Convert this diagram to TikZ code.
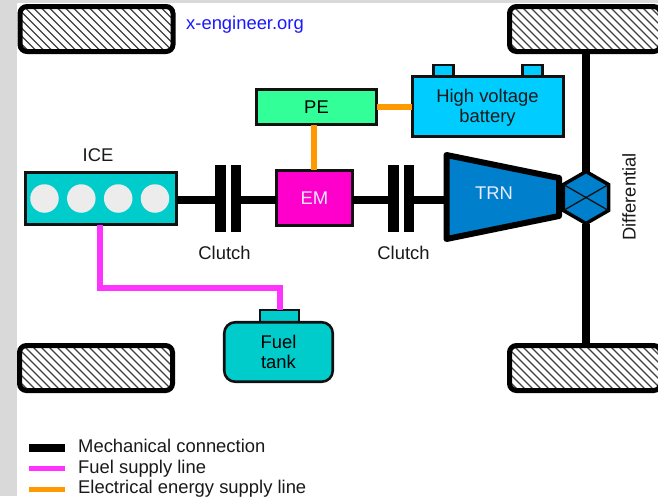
\documentclass[tikz,border=0pt]{standalone}
\usepackage{fontspec}
\setmainfont{Liberation Sans}
\usetikzlibrary{shapes.geometric}
\definecolor{pagegray}{HTML}{D9D9D9}
\definecolor{teal1}{HTML}{00CCCC}
\definecolor{pegreen}{HTML}{33FF99}
\definecolor{batblue}{HTML}{00CCFF}
\definecolor{emmag}{HTML}{FF00CC}
\definecolor{fuelmag}{HTML}{FF33FF}
\definecolor{elecor}{HTML}{FF9900}
\definecolor{trnblue}{HTML}{0080CC}
\definecolor{cyl}{HTML}{ECECEC}
\definecolor{ink}{HTML}{111111}
\tikzset{
  txt/.style={font=\fontsize{18.4}{20.5}\selectfont,align=center,inner sep=0pt,text=black!90},
  wtxt/.style={txt,text=white!92!blue},
  boxed/.style={draw=ink,line width=2.6pt,inner sep=0pt,outer sep=0pt,rectangle},
  tyre/.style={draw=black,line width=5pt,rounded corners=7pt,rectangle,inner sep=0pt,outer sep=2.5pt,
    minimum width=#1,minimum height=45pt,
    path picture={\foreach \k in {-60,-52,...,220}{
      \draw[line width=1.3pt,black!75] ([xshift=\k pt]path picture bounding box.north west) -- ++(60pt,-60pt);}}},
  plate/.style={fill=black,draw=none,rectangle,inner sep=0pt,outer sep=0pt,minimum width=10.5pt,minimum height=67pt},
  cylnode/.style={circle,fill=cyl,draw=none,minimum size=28.5pt,inner sep=0pt},
  mech/.style={draw=black,line width=8pt},
  fuel/.style={draw=fuelmag,line width=6pt,line join=miter},
  elec/.style={draw=elecor,line width=6pt},
  thinx/.style={draw=ink,line width=1.3pt},
}
\begin{document}
\begin{tikzpicture}[x=1pt,y=-1pt]
\useasboundingbox (0,0) rectangle (658,496);
\fill[pagegray] (0,0) rectangle (658,496);
\fill[white] (17,3) rectangle (658,496);
% tyres
\node[tyre=153pt] (tl) at (96.5,29) {};
\node[tyre=153pt] (bl) at (96,368) {};
\node[tyre=151pt] (tr) at (585,29) {};
\node[tyre=151pt] (br) at (585,368) {};
% components
\node[boxed,fill=teal1,minimum width=151pt,minimum height=52.5pt] (ice) at (101,198.5) {};
\node[cylnode] (c1) at (44.5,198.5) {};
\node[cylnode] (c2) at (81.3,198.5) {};
\node[cylnode] (c3) at (118.2,198.5) {};
\node[cylnode] (c4) at (155,198.5) {};
\node[txt] (icel) at (98,155) {ICE};
\node[plate] (p1) at (220.3,198.5) {};
\node[plate] (p2) at (236,198.5) {};
\node[plate] (p3) at (393.3,198.5) {};
\node[plate] (p4) at (409.2,198.5) {};
\node[txt] (cl1) at (224.5,253) {Clutch};
\node[txt] (cl2) at (403.5,253) {Clutch};
\node[boxed,fill=emmag,minimum width=76pt,minimum height=55.5pt,font=\fontsize{18.4}{20.5}\selectfont,text=white!92!blue] (em) at (314.3,198) {EM};
\node[boxed,fill=pegreen,minimum width=120.5pt,minimum height=35.5pt,font=\fontsize{18.4}{20.5}\selectfont] (pe) at (316.5,107) {PE};
% battery
\node[boxed,fill=batblue,minimum width=20pt,minimum height=12pt] (t1) at (443.3,71) {};
\node[boxed,fill=batblue,minimum width=20pt,minimum height=12pt] (t2) at (532.5,71) {};
\node[boxed,fill=batblue,minimum width=151.5pt,minimum height=60.5pt] (bat) at (488,106.5) {};
\node[txt] (batl) at (487.5,107.5) {High voltage\\battery};
% fuel tank
\node[boxed,fill=teal1,minimum width=39pt,minimum height=12pt] (cap) at (279.5,316) {};
\node[boxed,fill=teal1,minimum width=108.5pt,minimum height=59.5pt,rounded corners=11pt,font=\fontsize{18.4}{20.5}\selectfont,align=center] (tank) at (278.5,352) {Fuel\\tank};
% transmission
\coordinate (ta) at (446.5,155);
\coordinate (tb) at (559,178);
\coordinate (tc) at (559,216);
\coordinate (td) at (446.5,239);
\draw[black,fill=trnblue,line width=6pt,line join=round] (ta) -- (tb) -- (tc) -- (td) -- cycle;
\node[wtxt] (trn) at (494,193) {TRN};
\coordinate (trnw) at (446,199.5);
% differential
\node[regular polygon,regular polygon sides=6,shape border rotate=30,draw=black,fill=trnblue,line width=3.5pt,minimum size=52pt,inner sep=0pt,outer sep=0pt] (diff) at (586,197.5) {};
\draw[thinx] (diff.corner 2) -- (diff.corner 5);
\draw[thinx] (diff.corner 3) -- (diff.corner 6);
\node[txt,rotate=90] (dl) at (629,197) {Differential};
% connectors
\coordinate (sh) at (0,199.5);
\draw[mech] (ice.east |- sh) -- (p1.west |- sh);
\draw[mech] (p2.east |- sh) -- (em.west |- sh);
\draw[mech] (em.east |- sh) -- (p3.west |- sh);
\draw[mech] (p4.east |- sh) -- (trnw);
\draw[mech] (diff.corner 1) -- (diff.corner 1 |- tr.south);
\draw[mech] (diff.corner 4) -- (diff.corner 4 |- br.north);
\coordinate (fa) at (100,288);
\coordinate (fb) at (280,288);
\draw[fuel] (ice.south -| fa) -- (fa) -- (fb) -- (fb |- cap.north);
\draw[elec] (pe.south -| em.north) -- (em.north);
\draw[elec] (pe.east) -- (pe.east -| bat.west);
% label
\node[txt,text=blue!90!white,anchor=base west] (web) at (186,29) {x-engineer.org};
% legend
\coordinate (l1a) at (29,448);
\coordinate (l1b) at (65,448);
\coordinate (l2a) at (29,468.5);
\coordinate (l2b) at (65,468.5);
\coordinate (l3a) at (29,489);
\coordinate (l3b) at (65,489);
\draw[mech] (l1a) -- (l1b);
\draw[draw=fuelmag,line width=5pt] (l2a) -- (l2b);
\draw[draw=elecor,line width=5pt] (l3a) -- (l3b);
\node[txt,anchor=base west] (lt1) at (78,452) {Mechanical connection};
\node[txt,anchor=base west] (lt2) at (78,473) {Fuel supply line};
\node[txt,anchor=base west] (lt3) at (78,493) {Electrical energy supply line};
\end{tikzpicture}
\end{document}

_WHAT YOU ARE ASKED TO DO_:
Print the complete listing exactly, apart from any pictures.

_TASK RESULT_:
Convert this diagram to TikZ code.
\documentclass[tikz,border=0pt]{standalone}
\usepackage{fontspec}
\setmainfont{Liberation Sans}
\usetikzlibrary{shapes.geometric}
\definecolor{pagegray}{HTML}{D9D9D9}
\definecolor{teal1}{HTML}{00CCCC}
\definecolor{pegreen}{HTML}{33FF99}
\definecolor{batblue}{HTML}{00CCFF}
\definecolor{emmag}{HTML}{FF00CC}
\definecolor{fuelmag}{HTML}{FF33FF}
\definecolor{elecor}{HTML}{FF9900}
\definecolor{trnblue}{HTML}{0080CC}
\definecolor{cyl}{HTML}{ECECEC}
\definecolor{ink}{HTML}{111111}
\tikzset{
  txt/.style={font=\fontsize{18.4}{20.5}\selectfont,align=center,inner sep=0pt,text=black!90},
  wtxt/.style={txt,text=white!92!blue},
  boxed/.style={draw=ink,line width=2.6pt,inner sep=0pt,outer sep=0pt,rectangle},
  tyre/.style={draw=black,line width=5pt,rounded corners=7pt,rectangle,inner sep=0pt,outer sep=2.5pt,
    minimum width=#1,minimum height=45pt,
    path picture={\foreach \k in {-60,-52,...,220}{
      \draw[line width=1.3pt,black!75] ([xshift=\k pt]path picture bounding box.north west) -- ++(60pt,-60pt);}}},
  plate/.style={fill=black,draw=none,rectangle,inner sep=0pt,outer sep=0pt,minimum width=10.5pt,minimum height=67pt},
  cylnode/.style={circle,fill=cyl,draw=none,minimum size=28.5pt,inner sep=0pt},
  mech/.style={draw=black,line width=8pt},
  fuel/.style={draw=fuelmag,line width=6pt,line join=miter},
  elec/.style={draw=elecor,line width=6pt},
  thinx/.style={draw=ink,line width=1.3pt},
}
\begin{document}
\begin{tikzpicture}[x=1pt,y=-1pt]
\useasboundingbox (0,0) rectangle (658,496);
\fill[pagegray] (0,0) rectangle (658,496);
\fill[white] (17,3) rectangle (658,496);
% tyres
\node[tyre=153pt] (tl) at (96.5,29) {};
\node[tyre=153pt] (bl) at (96,368) {};
\node[tyre=151pt] (tr) at (585,29) {};
\node[tyre=151pt] (br) at (585,368) {};
% components
\node[boxed,fill=teal1,minimum width=151pt,minimum height=52.5pt] (ice) at (101,198.5) {};
\node[cylnode] (c1) at (44.5,198.5) {};
\node[cylnode] (c2) at (81.3,198.5) {};
\node[cylnode] (c3) at (118.2,198.5) {};
\node[cylnode] (c4) at (155,198.5) {};
\node[txt] (icel) at (98,155) {ICE};
\node[plate] (p1) at (220.3,198.5) {};
\node[plate] (p2) at (236,198.5) {};
\node[plate] (p3) at (393.3,198.5) {};
\node[plate] (p4) at (409.2,198.5) {};
\node[txt] (cl1) at (224.5,253) {Clutch};
\node[txt] (cl2) at (403.5,253) {Clutch};
\node[boxed,fill=emmag,minimum width=76pt,minimum height=55.5pt,font=\fontsize{18.4}{20.5}\selectfont,text=white!92!blue] (em) at (314.3,198) {EM};
\node[boxed,fill=pegreen,minimum width=120.5pt,minimum height=35.5pt,font=\fontsize{18.4}{20.5}\selectfont] (pe) at (316.5,107) {PE};
% battery
\node[boxed,fill=batblue,minimum width=20pt,minimum height=12pt] (t1) at (443.3,71) {};
\node[boxed,fill=batblue,minimum width=20pt,minimum height=12pt] (t2) at (532.5,71) {};
\node[boxed,fill=batblue,minimum width=151.5pt,minimum height=60.5pt] (bat) at (488,106.5) {};
\node[txt] (batl) at (487.5,107.5) {High voltage\\battery};
% fuel tank
\node[boxed,fill=teal1,minimum width=39pt,minimum height=12pt] (cap) at (279.5,316) {};
\node[boxed,fill=teal1,minimum width=108.5pt,minimum height=59.5pt,rounded corners=11pt,font=\fontsize{18.4}{20.5}\selectfont,align=center] (tank) at (278.5,352) {Fuel\\tank};
% transmission
\coordinate (ta) at (446.5,155);
\coordinate (tb) at (559,178);
\coordinate (tc) at (559,216);
\coordinate (td) at (446.5,239);
\draw[black,fill=trnblue,line width=6pt,line join=round] (ta) -- (tb) -- (tc) -- (td) -- cycle;
\node[wtxt] (trn) at (494,193) {TRN};
\coordinate (trnw) at (446,199.5);
% differential
\node[regular polygon,regular polygon sides=6,shape border rotate=30,draw=black,fill=trnblue,line width=3.5pt,minimum size=52pt,inner sep=0pt,outer sep=0pt] (diff) at (586,197.5) {};
\draw[thinx] (diff.corner 2) -- (diff.corner 5);
\draw[thinx] (diff.corner 3) -- (diff.corner 6);
\node[txt,rotate=90] (dl) at (629,197) {Differential};
% connectors
\coordinate (sh) at (0,199.5);
\draw[mech] (ice.east |- sh) -- (p1.west |- sh);
\draw[mech] (p2.east |- sh) -- (em.west |- sh);
\draw[mech] (em.east |- sh) -- (p3.west |- sh);
\draw[mech] (p4.east |- sh) -- (trnw);
\draw[mech] (diff.corner 1) -- (diff.corner 1 |- tr.south);
\draw[mech] (diff.corner 4) -- (diff.corner 4 |- br.north);
\coordinate (fa) at (100,288);
\coordinate (fb) at (280,288);
\draw[fuel] (ice.south -| fa) -- (fa) -- (fb) -- (fb |- cap.north);
\draw[elec] (pe.south -| em.north) -- (em.north);
\draw[elec] (pe.east) -- (pe.east -| bat.west);
% label
\node[txt,text=blue!90!white,anchor=base west] (web) at (186,29) {x-engineer.org};
% legend
\coordinate (l1a) at (29,448);
\coordinate (l1b) at (65,448);
\coordinate (l2a) at (29,468.5);
\coordinate (l2b) at (65,468.5);
\coordinate (l3a) at (29,489);
\coordinate (l3b) at (65,489);
\draw[mech] (l1a) -- (l1b);
\draw[draw=fuelmag,line width=5pt] (l2a) -- (l2b);
\draw[draw=elecor,line width=5pt] (l3a) -- (l3b);
\node[txt,anchor=base west] (lt1) at (78,452) {Mechanical connection};
\node[txt,anchor=base west] (lt2) at (78,473) {Fuel supply line};
\node[txt,anchor=base west] (lt3) at (78,493) {Electrical energy supply line};
\end{tikzpicture}
\end{document}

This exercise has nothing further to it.